The person that adds these 2 filters to a profile wants to include both /page.html AND /other.html.
But why doesn’t that work?
The Technical:
When GA processes filters it does so, sequentially, one at a time. Filters are like a series of gates, in-line, along a road. In order for data to get from point A to point B, it has to pass through each gate in turn. If there is any one gate that it can’t get past, then no point B and it doesn’t end
up in the profile.
Each Include filter can be thought of as an “Include Only” filter. Let’s look at the 2 example Include filters above with that wording in mind, and see how far our data makes gets.
Data –> A) /page.html, B) /other.html, C) /index.html
1. Include – Request URI – /page.html
2. Include – Request URI – /other.html
The first thing that happens is our data is checked against Filter 1.
Filter 1 says “Include ONLY data that has a Request URI that matches /page.html”
Data A matches /page.html
Data B does not match /page.html
Data C does not match /page.html
Now we have
Data –> B) /other.html, C) /index.html -> didn’t make it past the filter
1. Include – Request URI – /page.html
Data –> A) /page.html
2. Include – Request URI – /other.html
The only piece of data that made it past Filter 1 was Data A, /page.html
Now it is tested against Filter 2, which says “Include ONLY data that has a Request URI that matches /other.html”

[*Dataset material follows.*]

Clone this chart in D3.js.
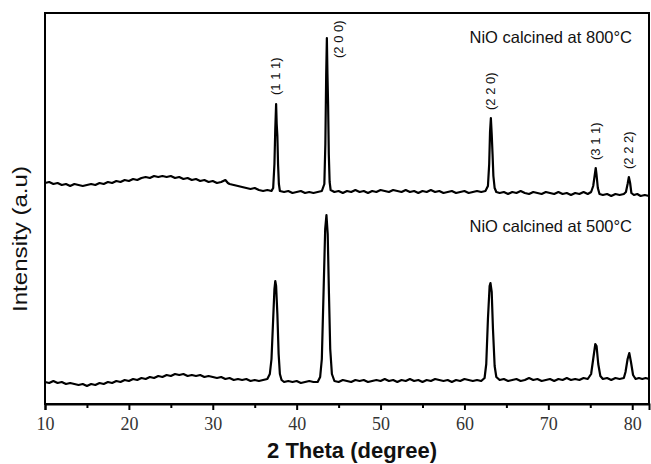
<!DOCTYPE html>
<html>
<head>
<meta charset="utf-8">
<script src="https://cdn.jsdelivr.net/npm/d3@7"></script>
<style>
  html, body { margin: 0; padding: 0; background: #fff; }
  svg { display: block; }
  .tick text { font-family: "Liberation Serif", "Times New Roman", serif; }
</style>
</head>
<body>
<svg id="chart" width="651" height="464"></svg>
<script>
// ---- DATA ----
const theta800 = [
  10.0,10.5,11.0,11.5,12.0,12.5,13.0,13.5,14.0,14.5,15.0,15.5,16.0,16.5,17.0,17.5,18.0,18.5,19.0,19.5,
  20.0,20.5,21.0,21.5,22.0,22.5,23.0,23.5,24.0,24.5,25.0,25.5,26.0,26.5,27.0,27.5,28.0,28.5,29.0,29.5,
  30.0,30.5,31.0,31.5,31.8,32.0,32.5,33.0,33.5,34.0,34.5,35.0,35.5,36.0,36.5,37.0,37.2,37.35,37.45,37.55,
  37.62,37.7,37.78,37.88,38.0,38.5,39.0,39.5,40.0,40.5,41.0,41.5,42.0,42.5,43.0,43.3,43.42,43.52,43.6,43.67,
  43.75,43.83,43.93,44.05,44.5,45.0,45.5,46.0,46.5,47.0,47.5,48.0,48.5,49.0,49.5,50.0,50.5,51.0,51.5,52.0,
  52.5,53.0,53.5,54.0,54.5,55.0,55.5,56.0,56.5,57.0,57.5,58.0,58.5,59.0,59.5,60.0,60.5,61.0,61.5,62.0,
  62.5,62.8,62.95,63.05,63.15,63.25,63.35,63.45,63.6,63.8,64.2,64.7,65.2,65.7,66.2,66.7,67.2,67.7,68.2,68.7,
  69.2,69.7,70.2,70.7,71.2,71.7,72.2,72.7,73.2,73.7,74.2,74.7,75.1,75.35,75.5,75.65,75.75,75.9,76.1,76.5,
  77.0,77.5,78.0,78.5,79.0,79.25,79.45,79.6,79.75,79.9,80.2,80.6,81.0,81.5,82.0
];
const int800 = [
  221,222,220,221,219,220,218,220,219,218,219,220,219,221,220,222,221,223,222,224,
  223,225,224,226,227,226,228,227,228,227,228,226,227,225,226,224,225,223,224,222,
  223,221,222,224,221,220,219,218,217,216,215,216,214,213,214,213,216,240,275,300,
  280,268,240,220,213,212,213,211,212,213,211,212,211,212,213,220,260,330,366,330,
  298,250,222,214,212,213,211,213,212,214,212,213,211,213,212,214,213,212,214,213,
  212,214,212,213,211,213,212,214,212,213,211,212,213,211,212,213,211,212,213,212,
  213,218,240,272,286,270,250,228,216,212,211,212,210,212,211,213,211,210,212,211,
  210,212,211,210,212,210,211,209,211,210,212,210,212,218,227,236,229,216,210,209,
  210,208,210,209,210,212,220,227,221,211,209,210,208,209,208
];

const theta500 = [
  10.0,10.5,11.0,11.5,12.0,12.5,13.0,13.5,14.0,14.5,15.0,15.5,16.0,16.5,17.0,17.5,18.0,18.5,19.0,19.5,
  20.0,20.5,21.0,21.5,22.0,22.5,23.0,23.5,24.0,24.5,25.0,25.5,26.0,26.5,27.0,27.5,28.0,28.5,29.0,29.5,
  30.0,30.5,31.0,31.5,32.0,32.5,33.0,33.5,34.0,34.5,35.0,35.5,36.0,36.5,36.8,37.0,37.2,37.35,37.45,37.55,
  37.7,37.85,38.0,38.2,38.5,39.0,39.5,40.0,40.5,41.0,41.5,42.0,42.5,42.8,43.0,43.2,43.4,43.55,43.7,43.85,
  44.0,44.2,44.5,45.0,45.5,46.0,46.5,47.0,47.5,48.0,48.5,49.0,49.5,50.0,50.5,51.0,51.5,52.0,52.5,53.0,
  53.5,54.0,54.5,55.0,55.5,56.0,56.5,57.0,57.5,58.0,58.5,59.0,59.5,60.0,60.5,61.0,61.5,62.0,62.4,62.6,
  62.8,63.0,63.1,63.25,63.4,63.6,63.8,64.2,64.7,65.2,65.7,66.2,66.7,67.2,67.7,68.2,68.7,69.2,69.7,70.2,
  70.7,71.2,71.7,72.2,72.7,73.2,73.7,74.2,74.7,75.1,75.35,75.6,75.75,75.95,76.2,76.5,77.0,77.5,78.0,78.5,
  79.0,79.2,79.45,79.65,79.85,80.1,80.4,80.8,81.2,81.6,82.0
];
const int500 = [
  22,21,23,21,22,20,21,20,19,20,18,20,19,21,20,22,21,23,22,24,
  23,25,24,26,25,27,26,28,27,29,28,30,29,30,28,29,28,29,27,28,
  27,26,27,25,26,24,25,24,25,23,24,23,24,25,30,45,85,115,123,118,
  90,50,30,24,22,23,22,23,21,22,23,22,22,27,45,110,175,189,170,110,
  55,30,23,22,24,23,22,24,23,24,22,23,24,23,25,23,24,22,24,23,
  25,23,24,22,24,23,25,24,23,24,22,24,23,25,24,23,24,23,26,40,
  85,118,121,112,75,38,27,24,25,23,24,25,23,24,26,24,25,23,24,25,
  23,25,24,26,24,25,24,26,25,30,45,60,58,40,28,25,26,24,26,25,
  26,32,45,51,42,29,25,26,25,26,25
];

const peakLabels = ["(1 1 1)", "(2 0 0)", "(2 2 0)", "(3 1 1)", "(2 2 2)"];
const labelTheta = [37.55, 45.1, 63.15, 75.65, 79.6];
const labelIntensity = [309, 346, 294, 244, 235];

const seriesNames = ["NiO calcined at 800\u00B0C", "NiO calcined at 500\u00B0C"];
const seriesNameIntensity = [361, 172];

const xTicks = [10, 20, 30, 40, 50, 60, 70, 80];
const xMinorTicks = [15, 25, 35, 45, 55, 65, 75];
const xDomain = [10, 82];
const yDomain = [0, 391];
const xTitle = "2 Theta (degree)";
const yTitle = "Intensity (a.u)";

// ---- LAYOUT ----
const svg = d3.select("#chart");
const mLeft = 45, mRight = 649, mTop = 13, mBottom = 404;

const x = d3.scaleLinear().domain(xDomain).range([mLeft, mRight]);
const y = d3.scaleLinear().domain(yDomain).range([mBottom, mTop]);

// frame
svg.append("rect")
  .attr("x", mLeft).attr("y", mTop)
  .attr("width", mRight - mLeft).attr("height", mBottom - mTop)
  .attr("fill", "none").attr("stroke", "#000").attr("stroke-width", 2);

// x axis
const xAxis = d3.axisBottom(x).tickValues(xTicks).tickSize(6).tickPadding(7).tickFormat(d3.format("d"));
const gx = svg.append("g").attr("transform", `translate(0,${mBottom})`).call(xAxis);
gx.attr("font-family", "'Liberation Serif', 'Times New Roman', serif");
gx.select(".domain").attr("stroke-width", 2);
gx.selectAll(".tick line").attr("stroke-width", 2);
gx.selectAll(".tick text")
  .style("font-family", "'Liberation Serif', 'Times New Roman', serif")
  .attr("font-size", 18).attr("fill", "#333");

const xMinor = d3.axisBottom(x).tickValues(xMinorTicks).tickSize(4).tickFormat("");
const gxm = svg.append("g").attr("transform", `translate(0,${mBottom})`).call(xMinor);
gxm.select(".domain").remove();
gxm.selectAll(".tick line").attr("stroke-width", 2);

// lines
const line = d3.line().x(d => x(d[0])).y(d => y(d[1]));
const s800 = theta800.map((t, i) => [t, int800[i]]);
const s500 = theta500.map((t, i) => [t, int500[i]]);
[s800, s500].forEach(s => {
  svg.append("path").datum(s)
    .attr("d", line)
    .attr("fill", "none").attr("stroke", "#000")
    .attr("stroke-width", 2.2).attr("stroke-linejoin", "round");
});

// peak labels
peakLabels.forEach((lab, i) => {
  svg.append("text")
    .attr("transform", `translate(${x(labelTheta[i]) + 4},${y(labelIntensity[i])}) rotate(-90)`)
    .attr("font-family", "'Liberation Sans', Arial, sans-serif")
    .attr("font-size", 13).attr("fill", "#111")
    .text(lab);
});

// series names
seriesNames.forEach((n, i) => {
  svg.append("text")
    .attr("x", 632).attr("y", y(seriesNameIntensity[i]))
    .attr("text-anchor", "end")
    .attr("font-family", "'Liberation Sans', Arial, sans-serif")
    .attr("font-size", 16.5).attr("fill", "#111")
    .text(n);
});

// axis titles
svg.append("text")
  .attr("x", 352).attr("y", 458)
  .attr("text-anchor", "middle")
  .attr("font-family", "'Liberation Sans', Arial, sans-serif")
  .attr("font-size", 22).attr("font-weight", "bold").attr("fill", "#111")
  .text(xTitle);

svg.append("text")
  .attr("transform", "translate(27,239) rotate(-90)")
  .attr("text-anchor", "middle")
  .attr("font-family", "'Liberation Sans', Arial, sans-serif")
  .attr("font-size", 21).attr("fill", "#111")
  .attr("textLength", 146).attr("lengthAdjust", "spacingAndGlyphs")
  .text(yTitle);
</script>
</body>
</html>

/page.html, is tested against Filter 2, /other.html. It does not match, and ends its trip short.
So, no data in our set can possibly make it past both filters, since there is no single page that can match BOTH /page.html AND /other.html
The Solution
The solution is to use a single filter that looks like this:
1. Include – Request URI – /page.html|/other.html
We put both pages that we want to include into a single filter and seperated them with a pipe. The pipe is the vertical bar symbol usually located just above the Enter key. This is a Regular Expression (RegEx) symbol that can be read as “Or”. So the filter says Include ONLY pages that match either /page.html OR /other.html.